Furthering,
@Furthering@convo.casa avatar

Really enjoyed The Bone Harp by Victoria Goddard. It diverges a bit from The Lays of the Hearth-Fire series in that it's more abstract and set in a different world. The language is lyrical and free, with a lot of alliteration, pleasant, like a lullaby -- it's definitely a slow burn, if you like that (I do).

I really enjoyed the sprawling sense of imagination and the thoughtful details woven throughout the story.

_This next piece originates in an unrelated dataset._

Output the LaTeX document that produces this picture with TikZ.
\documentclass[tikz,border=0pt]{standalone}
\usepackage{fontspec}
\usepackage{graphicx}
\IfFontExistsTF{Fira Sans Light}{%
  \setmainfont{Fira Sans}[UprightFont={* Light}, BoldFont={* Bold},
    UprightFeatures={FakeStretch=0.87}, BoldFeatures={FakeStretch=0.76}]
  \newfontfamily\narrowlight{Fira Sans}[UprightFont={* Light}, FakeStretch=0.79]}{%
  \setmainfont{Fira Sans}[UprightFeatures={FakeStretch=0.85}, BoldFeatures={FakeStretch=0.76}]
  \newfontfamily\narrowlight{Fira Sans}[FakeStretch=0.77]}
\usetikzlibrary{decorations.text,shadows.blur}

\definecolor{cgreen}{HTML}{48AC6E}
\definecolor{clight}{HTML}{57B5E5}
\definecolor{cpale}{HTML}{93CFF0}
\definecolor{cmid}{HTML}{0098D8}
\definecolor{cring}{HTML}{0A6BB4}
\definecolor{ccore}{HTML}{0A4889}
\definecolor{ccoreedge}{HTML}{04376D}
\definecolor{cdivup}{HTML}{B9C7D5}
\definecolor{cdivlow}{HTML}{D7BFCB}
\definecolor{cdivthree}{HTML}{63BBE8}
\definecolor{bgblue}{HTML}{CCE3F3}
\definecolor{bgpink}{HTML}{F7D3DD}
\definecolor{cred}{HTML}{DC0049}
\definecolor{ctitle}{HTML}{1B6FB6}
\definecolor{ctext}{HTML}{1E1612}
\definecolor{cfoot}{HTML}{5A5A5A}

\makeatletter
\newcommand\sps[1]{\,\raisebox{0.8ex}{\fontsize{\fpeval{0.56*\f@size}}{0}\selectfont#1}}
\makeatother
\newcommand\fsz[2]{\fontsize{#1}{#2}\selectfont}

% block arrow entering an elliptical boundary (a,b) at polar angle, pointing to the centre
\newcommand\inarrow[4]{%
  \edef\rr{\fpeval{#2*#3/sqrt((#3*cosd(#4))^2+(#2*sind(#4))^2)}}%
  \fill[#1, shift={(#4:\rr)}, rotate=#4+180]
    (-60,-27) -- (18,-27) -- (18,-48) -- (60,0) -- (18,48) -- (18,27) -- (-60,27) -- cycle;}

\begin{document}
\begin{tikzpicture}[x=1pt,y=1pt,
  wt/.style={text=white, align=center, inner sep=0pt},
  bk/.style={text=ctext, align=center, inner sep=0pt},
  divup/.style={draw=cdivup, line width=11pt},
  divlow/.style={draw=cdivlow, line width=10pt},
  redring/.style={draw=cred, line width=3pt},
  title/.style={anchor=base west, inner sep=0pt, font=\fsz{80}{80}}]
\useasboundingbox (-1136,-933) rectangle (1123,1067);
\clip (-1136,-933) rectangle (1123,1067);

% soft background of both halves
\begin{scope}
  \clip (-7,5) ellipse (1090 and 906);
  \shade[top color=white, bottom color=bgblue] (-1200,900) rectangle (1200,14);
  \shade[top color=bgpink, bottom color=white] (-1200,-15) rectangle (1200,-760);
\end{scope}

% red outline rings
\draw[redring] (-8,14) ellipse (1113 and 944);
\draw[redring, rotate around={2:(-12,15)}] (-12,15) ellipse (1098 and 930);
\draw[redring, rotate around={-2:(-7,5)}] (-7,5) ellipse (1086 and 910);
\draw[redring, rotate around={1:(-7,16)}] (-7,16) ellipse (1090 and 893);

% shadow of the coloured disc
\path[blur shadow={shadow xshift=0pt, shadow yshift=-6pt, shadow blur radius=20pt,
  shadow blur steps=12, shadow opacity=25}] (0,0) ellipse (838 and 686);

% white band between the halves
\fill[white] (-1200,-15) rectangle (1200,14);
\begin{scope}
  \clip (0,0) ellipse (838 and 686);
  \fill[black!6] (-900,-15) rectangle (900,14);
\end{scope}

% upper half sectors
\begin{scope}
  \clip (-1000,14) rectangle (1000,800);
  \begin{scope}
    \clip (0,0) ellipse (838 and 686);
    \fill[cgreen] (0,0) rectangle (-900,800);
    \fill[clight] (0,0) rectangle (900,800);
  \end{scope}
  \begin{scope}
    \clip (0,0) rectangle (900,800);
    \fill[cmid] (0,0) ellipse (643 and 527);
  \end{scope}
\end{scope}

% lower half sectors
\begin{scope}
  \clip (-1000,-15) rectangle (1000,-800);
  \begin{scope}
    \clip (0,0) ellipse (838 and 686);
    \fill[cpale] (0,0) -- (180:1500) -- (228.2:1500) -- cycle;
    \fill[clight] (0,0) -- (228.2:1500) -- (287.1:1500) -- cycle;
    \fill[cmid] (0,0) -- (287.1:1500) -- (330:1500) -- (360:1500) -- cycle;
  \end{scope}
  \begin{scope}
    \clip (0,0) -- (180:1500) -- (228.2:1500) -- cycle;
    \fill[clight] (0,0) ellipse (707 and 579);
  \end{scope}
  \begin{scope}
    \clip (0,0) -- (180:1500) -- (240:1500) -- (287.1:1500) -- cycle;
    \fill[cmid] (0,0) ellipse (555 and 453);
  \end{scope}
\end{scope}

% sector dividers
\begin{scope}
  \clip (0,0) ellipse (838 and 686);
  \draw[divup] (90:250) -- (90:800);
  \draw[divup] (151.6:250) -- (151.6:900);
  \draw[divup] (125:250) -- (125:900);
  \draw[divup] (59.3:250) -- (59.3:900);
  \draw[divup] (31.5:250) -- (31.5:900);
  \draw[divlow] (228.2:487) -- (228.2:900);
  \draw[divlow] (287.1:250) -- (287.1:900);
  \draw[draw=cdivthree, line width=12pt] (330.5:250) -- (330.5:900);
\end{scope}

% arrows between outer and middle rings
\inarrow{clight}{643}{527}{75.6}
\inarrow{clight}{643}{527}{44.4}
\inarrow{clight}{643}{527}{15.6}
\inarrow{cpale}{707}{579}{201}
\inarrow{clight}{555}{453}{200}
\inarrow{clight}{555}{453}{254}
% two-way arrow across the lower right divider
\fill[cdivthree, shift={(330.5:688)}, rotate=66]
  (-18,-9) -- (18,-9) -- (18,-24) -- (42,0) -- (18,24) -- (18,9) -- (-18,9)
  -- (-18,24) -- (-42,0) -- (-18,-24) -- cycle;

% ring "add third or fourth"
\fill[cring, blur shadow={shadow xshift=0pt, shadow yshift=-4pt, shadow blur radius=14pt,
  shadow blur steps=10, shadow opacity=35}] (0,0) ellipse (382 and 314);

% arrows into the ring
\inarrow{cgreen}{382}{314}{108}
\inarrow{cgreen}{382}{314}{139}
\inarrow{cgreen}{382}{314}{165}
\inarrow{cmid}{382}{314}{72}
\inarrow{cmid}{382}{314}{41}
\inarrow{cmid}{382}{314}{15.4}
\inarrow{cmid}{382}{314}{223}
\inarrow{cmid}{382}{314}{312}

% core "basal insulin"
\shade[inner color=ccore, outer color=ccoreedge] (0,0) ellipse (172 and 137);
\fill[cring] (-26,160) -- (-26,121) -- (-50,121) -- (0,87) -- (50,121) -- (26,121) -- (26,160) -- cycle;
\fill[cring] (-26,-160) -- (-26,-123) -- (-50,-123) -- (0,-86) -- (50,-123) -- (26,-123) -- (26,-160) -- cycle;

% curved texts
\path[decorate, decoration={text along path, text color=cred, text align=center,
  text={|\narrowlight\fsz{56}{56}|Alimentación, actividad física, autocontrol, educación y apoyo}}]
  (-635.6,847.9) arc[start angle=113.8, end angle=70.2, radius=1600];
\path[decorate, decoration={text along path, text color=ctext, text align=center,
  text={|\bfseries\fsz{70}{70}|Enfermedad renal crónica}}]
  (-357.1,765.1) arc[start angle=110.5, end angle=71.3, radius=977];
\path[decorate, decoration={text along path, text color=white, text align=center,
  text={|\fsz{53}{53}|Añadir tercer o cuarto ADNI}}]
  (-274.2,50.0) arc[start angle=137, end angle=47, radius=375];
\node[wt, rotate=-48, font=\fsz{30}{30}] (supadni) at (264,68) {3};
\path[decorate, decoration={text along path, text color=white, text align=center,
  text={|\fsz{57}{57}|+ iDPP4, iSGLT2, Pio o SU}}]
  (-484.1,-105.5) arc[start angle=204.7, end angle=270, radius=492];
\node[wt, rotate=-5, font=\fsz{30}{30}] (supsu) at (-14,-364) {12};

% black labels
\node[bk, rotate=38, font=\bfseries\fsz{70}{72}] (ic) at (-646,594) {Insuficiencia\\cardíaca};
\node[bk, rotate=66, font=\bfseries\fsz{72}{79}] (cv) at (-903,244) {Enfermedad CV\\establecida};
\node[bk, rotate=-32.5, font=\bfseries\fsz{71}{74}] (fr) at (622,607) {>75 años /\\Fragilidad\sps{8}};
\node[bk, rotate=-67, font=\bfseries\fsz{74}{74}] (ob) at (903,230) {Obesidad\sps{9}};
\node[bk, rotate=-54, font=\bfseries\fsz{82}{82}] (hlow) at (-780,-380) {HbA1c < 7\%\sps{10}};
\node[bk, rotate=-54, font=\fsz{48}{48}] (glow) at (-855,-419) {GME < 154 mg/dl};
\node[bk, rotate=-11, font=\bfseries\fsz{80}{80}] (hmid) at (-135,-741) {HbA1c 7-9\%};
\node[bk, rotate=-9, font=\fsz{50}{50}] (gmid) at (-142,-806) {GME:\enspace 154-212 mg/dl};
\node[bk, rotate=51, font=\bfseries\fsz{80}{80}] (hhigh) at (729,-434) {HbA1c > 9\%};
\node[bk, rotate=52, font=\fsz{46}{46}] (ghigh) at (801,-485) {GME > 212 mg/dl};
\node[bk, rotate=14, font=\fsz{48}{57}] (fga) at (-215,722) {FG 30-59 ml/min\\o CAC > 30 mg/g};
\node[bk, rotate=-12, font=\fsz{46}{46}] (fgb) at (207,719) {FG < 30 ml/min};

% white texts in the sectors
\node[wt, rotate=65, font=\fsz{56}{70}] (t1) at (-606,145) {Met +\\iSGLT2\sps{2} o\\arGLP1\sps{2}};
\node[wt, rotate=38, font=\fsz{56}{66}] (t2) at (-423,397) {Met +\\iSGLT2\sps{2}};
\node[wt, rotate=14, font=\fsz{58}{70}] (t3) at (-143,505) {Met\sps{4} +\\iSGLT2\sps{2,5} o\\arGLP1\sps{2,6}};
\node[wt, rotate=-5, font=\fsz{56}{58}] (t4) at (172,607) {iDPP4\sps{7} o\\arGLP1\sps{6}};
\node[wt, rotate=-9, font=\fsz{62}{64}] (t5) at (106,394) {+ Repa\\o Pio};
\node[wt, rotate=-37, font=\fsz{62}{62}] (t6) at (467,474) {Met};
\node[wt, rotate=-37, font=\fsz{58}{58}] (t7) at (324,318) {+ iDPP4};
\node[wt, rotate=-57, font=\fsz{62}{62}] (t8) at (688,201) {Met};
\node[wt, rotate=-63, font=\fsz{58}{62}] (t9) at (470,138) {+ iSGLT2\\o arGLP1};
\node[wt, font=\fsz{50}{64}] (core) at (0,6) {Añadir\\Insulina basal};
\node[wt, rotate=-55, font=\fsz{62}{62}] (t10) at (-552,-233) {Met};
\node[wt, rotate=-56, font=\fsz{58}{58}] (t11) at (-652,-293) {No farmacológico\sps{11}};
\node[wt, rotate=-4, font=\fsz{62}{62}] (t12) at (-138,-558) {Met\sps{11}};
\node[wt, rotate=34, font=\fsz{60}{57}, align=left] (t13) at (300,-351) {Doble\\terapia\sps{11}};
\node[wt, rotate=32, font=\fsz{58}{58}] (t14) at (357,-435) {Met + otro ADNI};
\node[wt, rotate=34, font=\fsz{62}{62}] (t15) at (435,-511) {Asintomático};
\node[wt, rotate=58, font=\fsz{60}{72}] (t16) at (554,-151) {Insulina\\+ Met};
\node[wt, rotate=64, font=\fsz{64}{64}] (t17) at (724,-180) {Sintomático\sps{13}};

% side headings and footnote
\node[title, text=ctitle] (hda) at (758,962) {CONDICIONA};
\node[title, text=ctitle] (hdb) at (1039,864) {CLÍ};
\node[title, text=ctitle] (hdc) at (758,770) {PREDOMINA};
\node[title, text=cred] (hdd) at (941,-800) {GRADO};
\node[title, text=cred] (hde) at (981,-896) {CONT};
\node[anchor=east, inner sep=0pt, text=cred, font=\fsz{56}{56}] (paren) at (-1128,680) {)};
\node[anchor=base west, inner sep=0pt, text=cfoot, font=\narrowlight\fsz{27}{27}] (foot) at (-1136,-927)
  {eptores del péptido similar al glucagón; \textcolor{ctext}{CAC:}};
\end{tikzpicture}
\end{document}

"There were weavers who learned to capture the sky into impossible fabrics, so the people went garbed in sunsets and moonrises, in the blue of a mountain morning, the starry field of a winter midnight. There were glassblowers who created bells and bellflowers as delicate as Klara’s hoarfrost, gardens of glittering jewels where there had never been aught before but stone."

"Someone caught the winds in jewelled nets, and created symphonies of storms over the mountains. Someone sang the city into hills and towers, plunging pools and hanging gardens, and then spun bridges at dizzying heights between them."

Victoria Goddard has become one of my favorite fantasy authors. The Hands of the Emperor is one of my favorite books (it is about found family, empathy, kindness, being a foreigner/outsider). Her writing is a balm for troubled times and worth returning to time and again for solace.